The London-based bank that created the Mondex smart card is attempting another bold departure.
National Westminster Bank and its managing director for retail, Tim Jones, this time are taking a lower-tech route but are seeking to radically reshape the bank-customer relationship.
Natwest is offering to become a personal information agent, an "unbiased point of contact" for anything from stock prices to weather reports, from travel assistance to a reminder of a spouse's birthday.
The idea is trendy, in keeping with the "intelligent agent" movement on the Internet. But with bankers and others wondering how soon automated, on- line assistance can be widely available and accepted, Natwest's approach is firmly rooted in its branch system and person-to-person contact.
Mr. Jones said he might eventually package the offering and license it to banks in other countries.
Announcing a market trial Wednesday, $300 billion-asset Natwest emphasized that "people, not machines" are always on call, though the information can be delivered by electronic mail or other means.
Mr. Jones, who co-invented Mondex when he worked in Natwest's card group in the early 1990s, said his aim is to do no less than "make lives easier."
In remarks reminiscent of his grandiose goal for Mondex-to reinvent cash electronically-Mr. Jones said he may be on to an idea that changes the way people think about banks.
For now Natwest is calling the service Zenda, its internal code name. Mr. Jones said Natwest made it public because it is preparing for a six- month pilot with 5,000 people and could not hope to keep the word from spreading.

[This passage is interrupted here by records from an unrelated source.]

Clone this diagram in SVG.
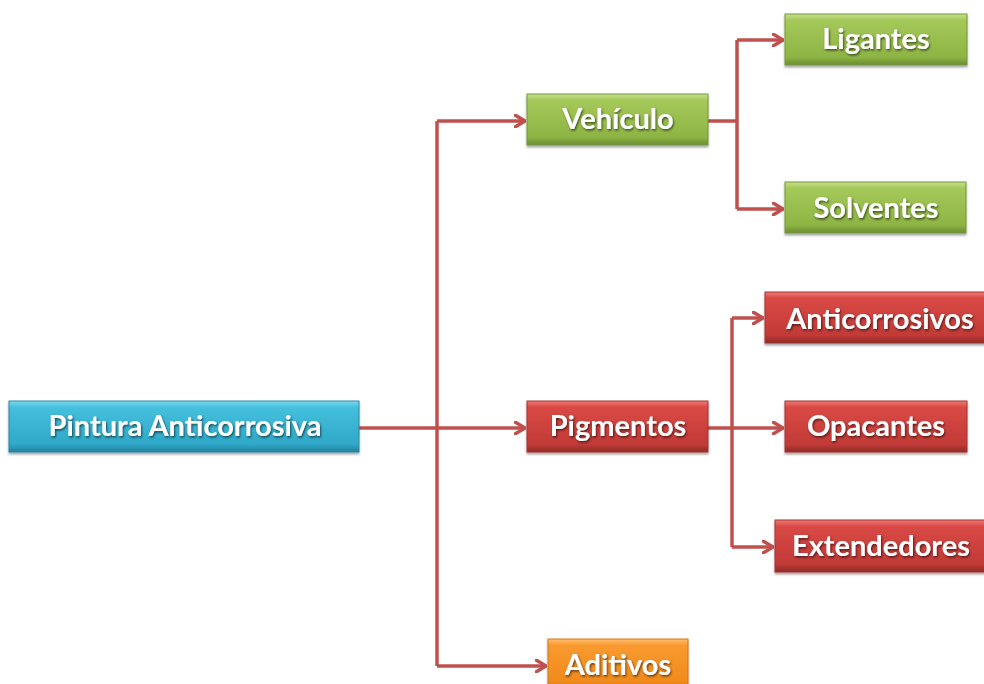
<svg xmlns="http://www.w3.org/2000/svg" width="984" height="684" viewBox="0 0 984 684">
<defs>
<linearGradient id="gBlue" x1="0" y1="0" x2="0" y2="1">
<stop offset="0" stop-color="#7fd8ee"/><stop offset="0.12" stop-color="#45c0dd"/><stop offset="0.85" stop-color="#2fa8c8"/><stop offset="1" stop-color="#267f99"/>
</linearGradient>
<linearGradient id="gGreen" x1="0" y1="0" x2="0" y2="1">
<stop offset="0" stop-color="#c6e08c"/><stop offset="0.12" stop-color="#a5c95a"/><stop offset="0.85" stop-color="#8db443"/><stop offset="1" stop-color="#6a8a33"/>
</linearGradient>
<linearGradient id="gRed" x1="0" y1="0" x2="0" y2="1">
<stop offset="0" stop-color="#f07a75"/><stop offset="0.12" stop-color="#d94945"/><stop offset="0.85" stop-color="#c23a37"/><stop offset="1" stop-color="#8f2a28"/>
</linearGradient>
<linearGradient id="gOrange" x1="0" y1="0" x2="0" y2="1">
<stop offset="0" stop-color="#ffc070"/><stop offset="0.12" stop-color="#f99a30"/><stop offset="0.85" stop-color="#f08a1c"/><stop offset="1" stop-color="#b86410"/>
</linearGradient>
<filter id="sh" x="-5%" y="-10%" width="110%" height="130%">
<feDropShadow dx="0" dy="2" stdDeviation="1.2" flood-color="#000" flood-opacity="0.35"/>
</filter>
<filter id="tsh" x="-5%" y="-20%" width="110%" height="150%">
<feDropShadow dx="1" dy="1.5" stdDeviation="1" flood-color="#000" flood-opacity="0.6"/>
</filter>
<marker id="arr" viewBox="0 0 12 14" refX="11" refY="7" markerWidth="12" markerHeight="14" markerUnits="userSpaceOnUse" orient="auto">
<path d="M1,1 L11,7 L1,13" fill="none" stroke="#c0504d" stroke-width="3.5" stroke-linecap="round" stroke-linejoin="round"/>
</marker>
<style>
.lbl{font-family:Lato,"Open Sans","Liberation Sans",sans-serif;font-weight:bold;font-size:29px;fill:#fff;text-anchor:middle;filter:url(#tsh)}
.conn{fill:none;stroke:#c0504d;stroke-width:3.5;stroke-linejoin:miter}
.blue{fill:url(#gBlue);stroke:#2a8aa5;stroke-width:1}
.green{fill:url(#gGreen);stroke:#76973a;stroke-width:1}
.red{fill:url(#gRed);stroke:#a33533;stroke-width:1}
.orange{fill:url(#gOrange);stroke:#cf7616;stroke-width:1}
</style>
</defs>
<rect width="984" height="684" fill="#fff"/>
<g id="connectors">
<path class="conn" d="M359,428 H437"/>
<path class="conn" d="M437,121 V666"/>
<path class="conn" d="M437,121 H525" marker-end="url(#arr)"/>
<path class="conn" d="M437,428 H525" marker-end="url(#arr)"/>
<path class="conn" d="M437,666 H546" marker-end="url(#arr)"/>
<path class="conn" d="M708,121 H737"/>
<path class="conn" d="M737,40 V209"/>
<path class="conn" d="M737,40 H783" marker-end="url(#arr)"/>
<path class="conn" d="M737,209 H783" marker-end="url(#arr)"/>
<path class="conn" d="M708,428 H732"/>
<path class="conn" d="M732,318 V547"/>
<path class="conn" d="M732,318 H763" marker-end="url(#arr)"/>
<path class="conn" d="M732,428 H783" marker-end="url(#arr)"/>
<path class="conn" d="M732,547 H773" marker-end="url(#arr)"/>
</g>
<g id="pintura"><rect class="blue" x="9" y="401" width="350" height="51" filter="url(#sh)"/><text class="lbl" x="185" y="436">Pintura Anticorrosiva</text></g>
<g id="vehiculo"><rect class="green" x="527" y="94" width="181" height="51" filter="url(#sh)"/><text class="lbl" x="618" y="129">Vehículo</text></g>
<g id="ligantes"><rect class="green" x="785" y="14" width="182" height="51" filter="url(#sh)"/><text class="lbl" x="876" y="49">Ligantes</text></g>
<g id="solventes"><rect class="green" x="785" y="182" width="181" height="51" filter="url(#sh)"/><text class="lbl" x="876" y="218">Solventes</text></g>
<g id="pigmentos"><rect class="red" x="527" y="401" width="181" height="51" filter="url(#sh)"/><text class="lbl" x="618" y="436">Pigmentos</text></g>
<g id="anticorrosivos"><rect class="red" x="765" y="292" width="222" height="51" filter="url(#sh)"/><text class="lbl" x="880" y="329">Anticorrosivos</text></g>
<g id="opacantes"><rect class="red" x="785" y="401" width="182" height="51" filter="url(#sh)"/><text class="lbl" x="876" y="436">Opacantes</text></g>
<g id="extendedores"><rect class="red" x="775" y="520" width="212" height="52" filter="url(#sh)"/><text class="lbl" x="881" y="556">Extendedores</text></g>
<g id="aditivos"><rect class="orange" x="548" y="639" width="140" height="51" filter="url(#sh)"/><text class="lbl" x="618" y="675">Aditivos</text></g>
</svg>
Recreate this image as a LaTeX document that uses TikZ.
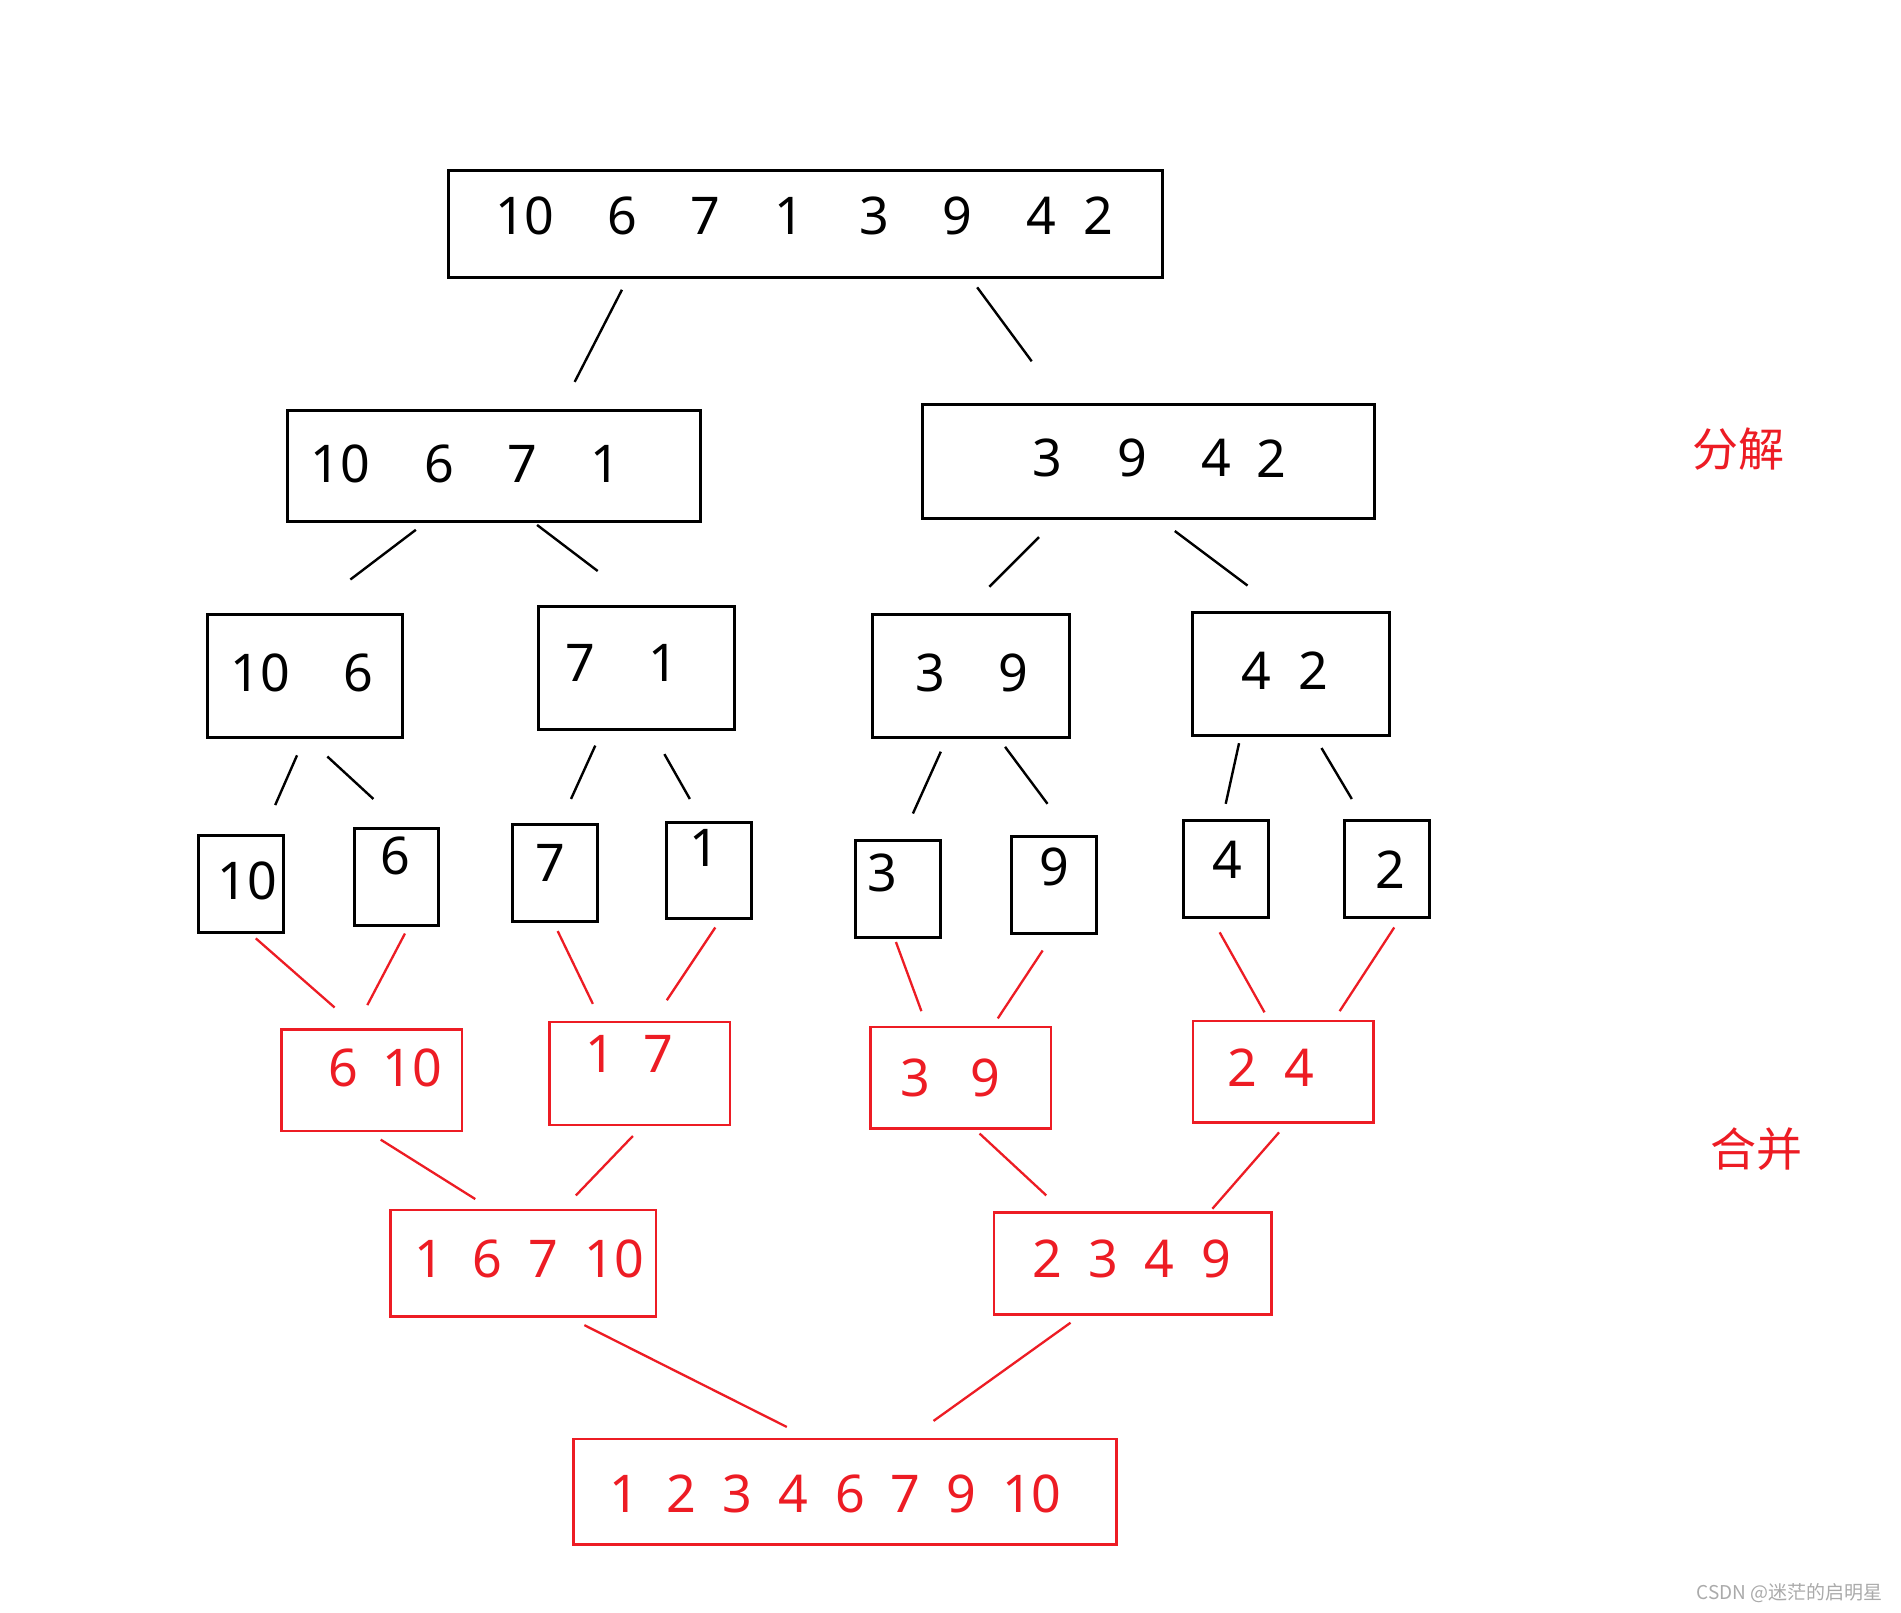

He said in an interview that Natwest is at least two years ahead of anyone else, and "a two-year lead is all one can ask for in this day and age."
"Ten years from now we may look back and see this as the core of a new personal service business that evolved at the end of the last century," he said.
For amonthly fee of about $8, Zenda subscribers will get access to basic information like weather and sports results, car-buying help, date reminders, and financial information-though a link to Natwest accounts is optional and non-Natwest customers are welcome. Future additions could include wedding planning and home-relocation help.
William M. Randle, an executive vice president of Huntington Bancshares in Columbus, Ohio, who has an innovative reputation similar to Mr. Jones', said he wondered how Natwest will assure customers of its impartiality and how quickly its representatives will be able to answer tough questions.
But he added, "This is cool-a very creative thing for a bank to be doing. Its customers want information, the bank has it, so why shouldn't it say it is in the information business?"
Mr. Jones said a bank is ideal for the role because consumers put trust and confidence in it. He said "lifestyle management and handholding" comport with a "post-industrial vision of retail banking."
"We as banks can metamorphose into your personal assistant," said Mr. Jones. "Time is short and households will be willing to pay for this," he said, citing the fact that out of 250 people in his first test group, 80% wanted to be in the Zenda pilot.
"I have 6.5 million customers who are really high-touch-they want access to money and their banking relationship, and they are coming to us once a week," he said. "It makes sense to bundle information with the core banking offering."